In earlier posts we’ve met Effie Gladding, author of the 1914 Across the Continent by the Lincoln Highway. Driving across the western Utah desert, Effie and her husband made their way from ranch to ranch, stopping for meals and overnight accommodations. They must have offered some compensation to the ranch owners, though her book doesn’t say. Here is a bit of her description of the Fish Springs Ranch, where they stopped for lunch.

Our host was a tall and powerfully built elderly ranchman in a blue jumper [presumably the Mr. Thomas of the LHA Guide]. A younger man lived with him and the two did their cooking and eating in a little log and stone house, near the main ranch house. He explained that he kept the little house because it was once a station on the Wells Fargo stage route…. We had fried eggs, potatoes, pickles, cheese, bread, butter, and tea, and an appetizing cup cake cut in square pieces…. As we left him he warned us that we were now entering the “Great American Desert” and that we should have sixty miles with very little undergrowth and with no water. [He told them to build a fire if they got into trouble.] “I’ll see you with my glasses and drive to your rescue with gasoline and water.”

From Effie Gladding's book: 1. American Baptist Home Touring Wagon; 2. Fish Springs Ranch

Drivers wishing to travel the route of the Highway must now stick close to I-80, passing on a straight east-west line north of the Dugway area, where the Highway’s alignment had followed the trail of the Pony Express and the Central Overland Route. The latter was used for transport of passengers, mail, and freight in the 1860s, up until the First Transcontinental Railroad was completed.

But back to our usual east-to-west sequence. Entering Utah from Evanston, Wyoming, the route passes through Echo, a railroad junction town on the Union Pacific line, which passed through Echo Canyon. Locomotives loaded up on coal there before heading up the canyon’s steep grade. After steam power was replaced by diesel, the town’s location at the junction of two major highways kept it going for a while, until I-80 turned it into a minor exit.

Church in Echo, Utah

We pass through Coalville, where Effie Gladding noticed not coal but many old-fashioned yellow rosebushes in bloom, and cross the megalopolis of Salt Lake City.

The Mormon temple in Salt Lake City

As the temple is considered sacred by the church of the Latter Day Saints, ordinary visitors cannot enter but must content themselves with a tour of the grounds.

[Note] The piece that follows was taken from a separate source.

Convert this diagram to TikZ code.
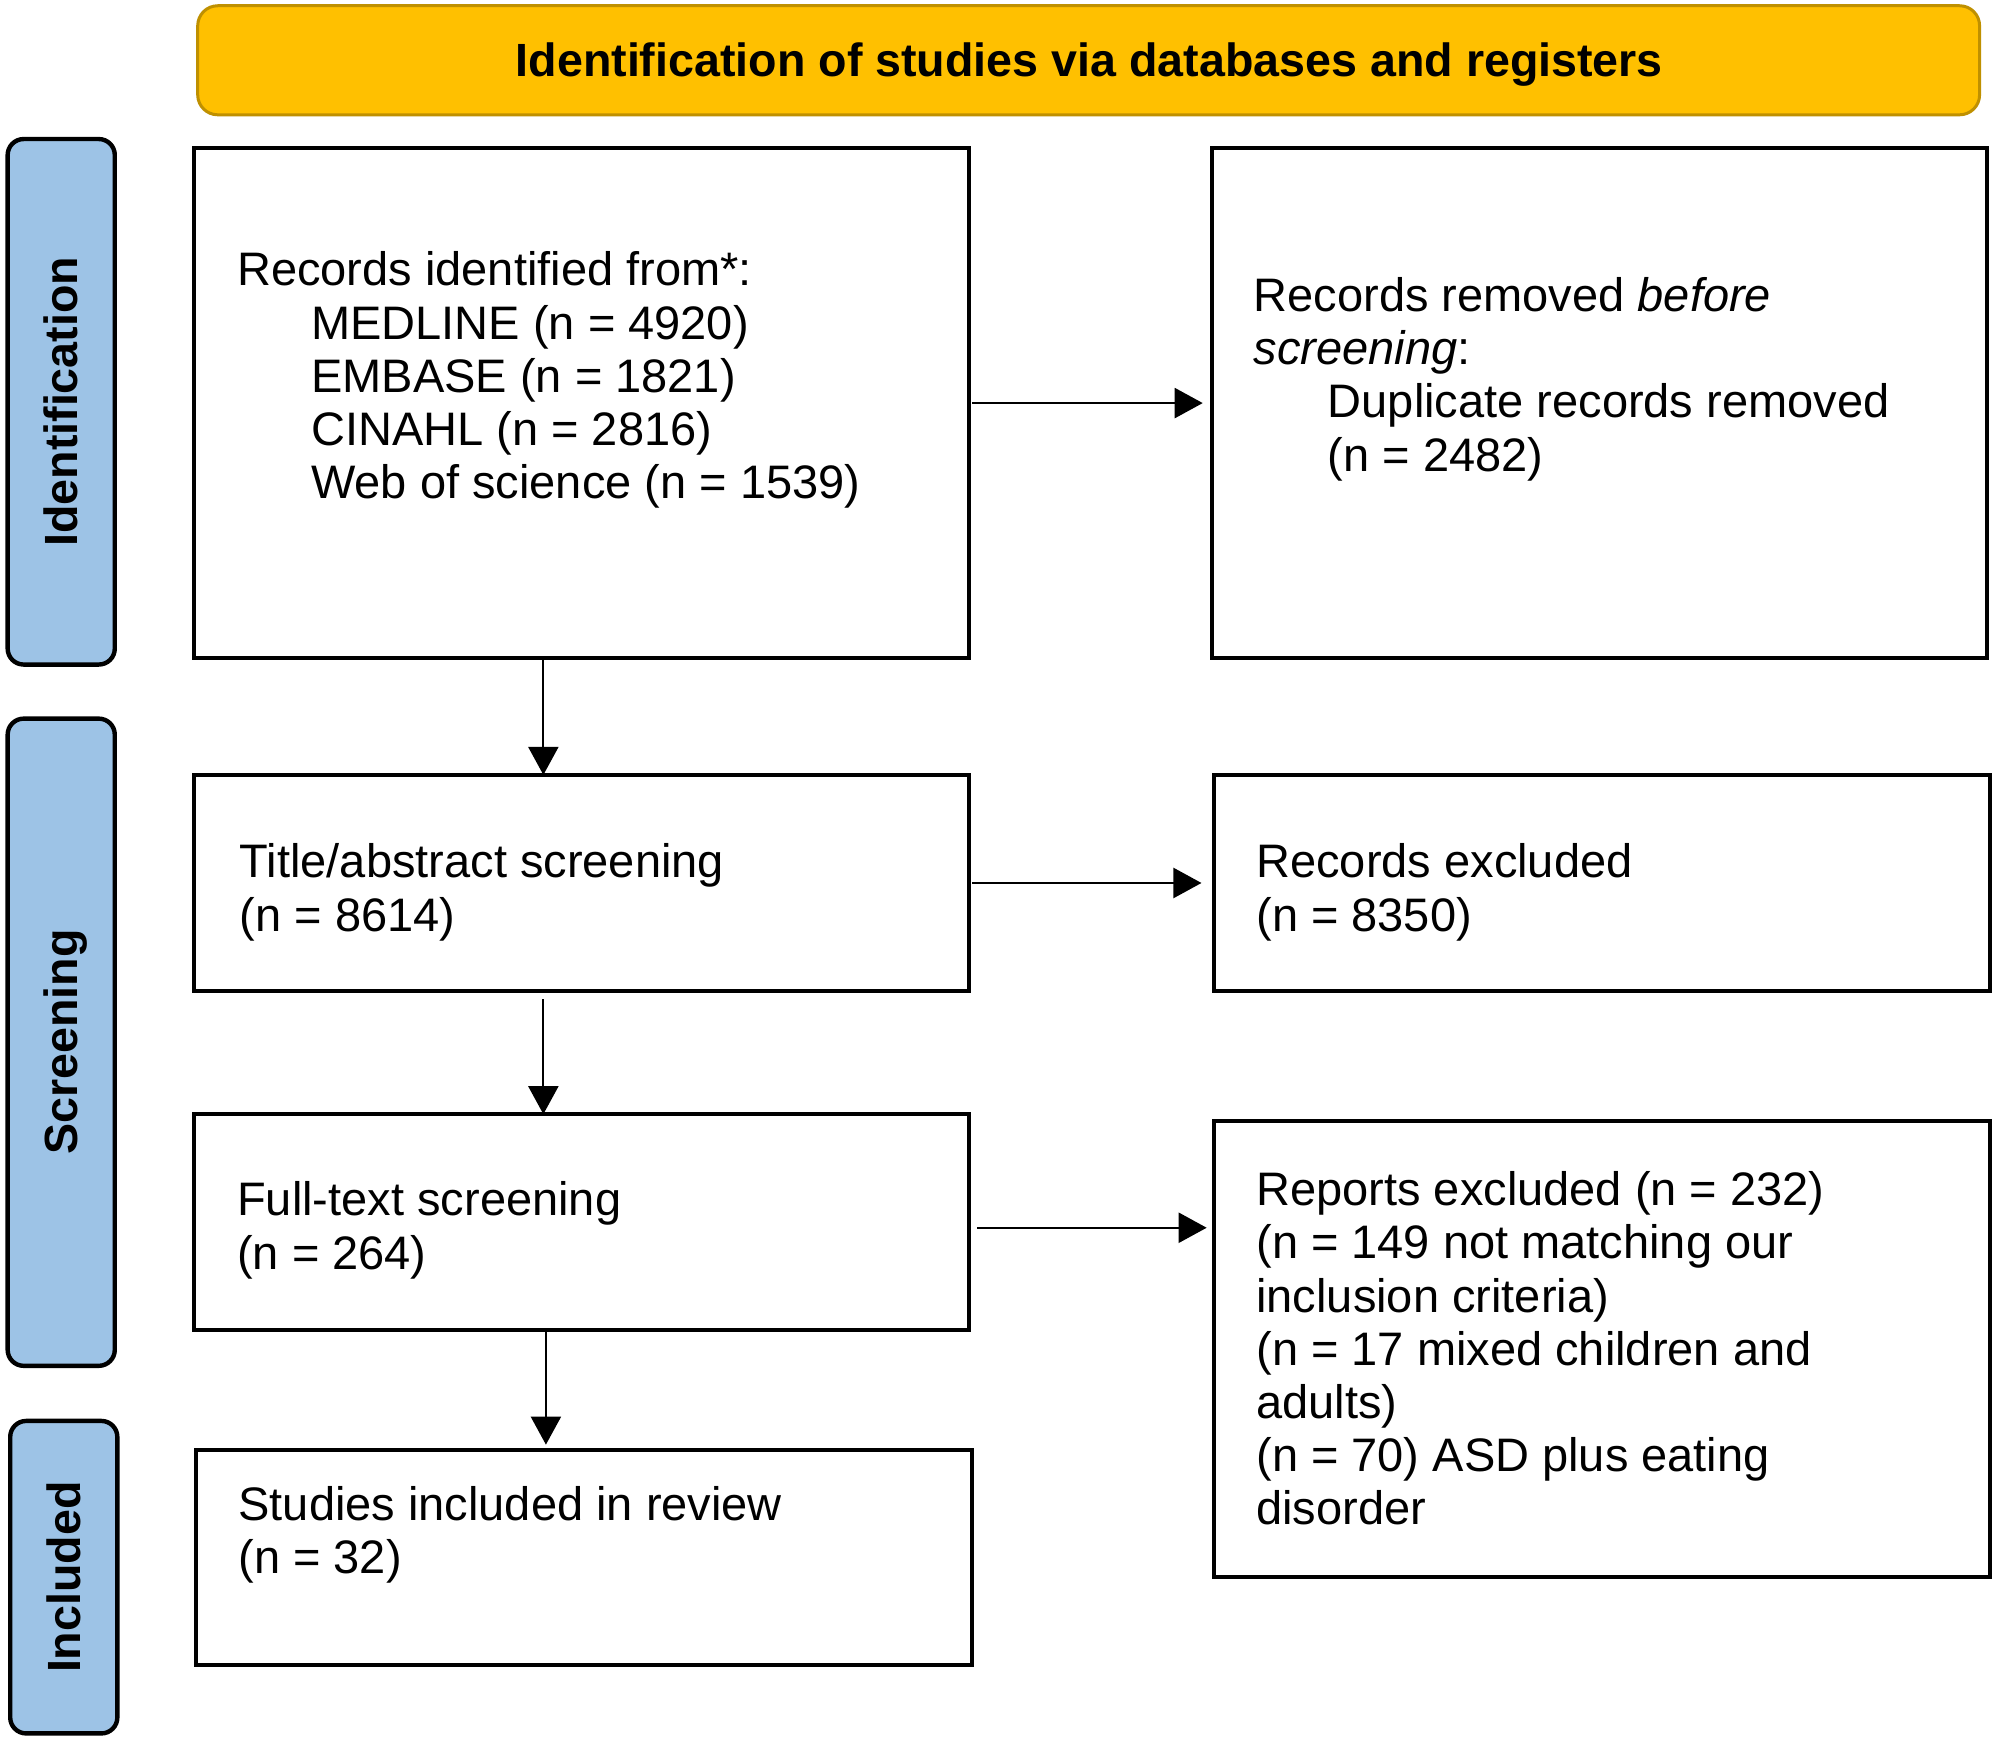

Just west of Salt Lake City, the original route of the Highway goes through Magna, entering property of Kennecott Corp. It’s possible to visit the Kennecott Copper Mine, said to be the deepest open-pit mine in the world. In production since 1906, it is now 0.75 miles deep, 2.5 miles wide, and covers 1,900 acres.

Kennecott Copper Mine

South of I-80 at Grantsville, travelers can visit the Donner Reed Museum. It was in Utah that the party of 87 pioneers started to run into serious trouble on their way from Missouri to California in 1846. They opted to take a route across Utah and Nevada known as the Hastings Cutoff for the man who proposed it—a man who had never taken the route with wagons. The museum’s website states that the trail left by the wagon wheels across the salt desert is still easily detected. The pioneers lost their oxen to exhaustion and thirst, they cast off many possessions and abandoned wagons, and they had many conflicts before they eventually became mired in deep snow in the Sierras. The Donner Party is mainly remembered now for the way the survivors pulled through—by cannibalism. We will return to the subject at Donner Pass in California.

James and Margaret Reed, two of the 48 survivors

West of Grantsville, the interstate passes through a virtually unpopulated desert for about 80 miles, staying within a corridor between the military zones. The highway passes Skull Valley and crosses the Cedar Mountains.

Cedar Mountain Wilderness

It’s possible to visit the town of Gold Hill, formerly a mining center but now nearly uninhabited. It lay on the original route of the Highway, but it now can only be entered from across the state line in Nevada, along roads that stay outside the boundaries of the military testing areas.

Gold Hill, Utah

The interstate exits Utah at Wendover to enter Nevada near the Silver Island Mountains—a nice name.